New Trier 60, Rolling Meadows 56
The shootout’s first matchup featured a game between two of the states’s best in New Trier and No. 12 Rolling Meadows.
And it lived up to the billing.
An early back-and-forth game looked as if it would get out of reach for the Trevians, who were coming off of a big win over Glenbrook South Thursday, Jan. 27, in Glenview; however, senior forward Jackson Munro refused to allow that to happen.
Every time his team needed a bucket or a big defensive play, the Dartmouth commit came through, and he also showed off his play-making abilities, dishing out numerous assists to teammates, like Noah Shannon or Karlo Colak, who regularly found open lanes to the basket.
The Trevians battled back from a couple seven-point deficits in the third quarter to eventually take the lead at the end of the period thanks to a Shannon bucket that beat the clock. A Shannon free throw with 5:39 remaining gave the Trevians (22-2) the lead for good.

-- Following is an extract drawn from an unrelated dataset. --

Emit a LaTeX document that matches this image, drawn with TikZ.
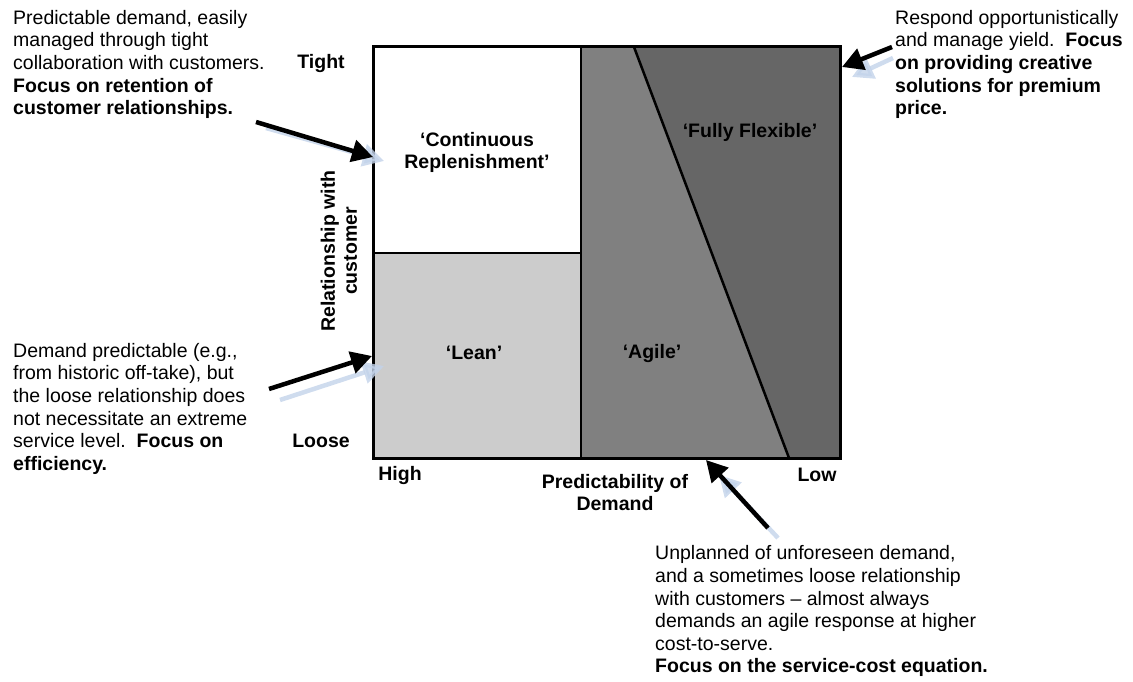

The win marks an impressive stretch of wins for New Trier, which has won eight straight and in the past seven days has defeated Yorkville Christian, Glenbrook South and Rolling Meadows, all three ranked squads.
Munro had 23 points and is averaging 24 point per game in the last four wins for the Trevians, and Shannon finished with 12 points, 11 in the second half.
Lake Forest 54, Evanston 38
The shootout’s second game was all about the Scouts’ defense.
In each of the first three quarters, Lake Forest held the Wildkits without a field goal for at least five minutes. It wasn’t that the Scouts were creating lots of turnovers; they were forcing Evanston into difficult shots.
Lake Forest used its defense to extend a 25-13 lead at the half to 43-19 after three quarters, holding Evanston to just one free throw in the middle five minutes of the third quarter.
Lake Forest, which had lost two of its last four, got 23 points from Alex Forowycz in the win.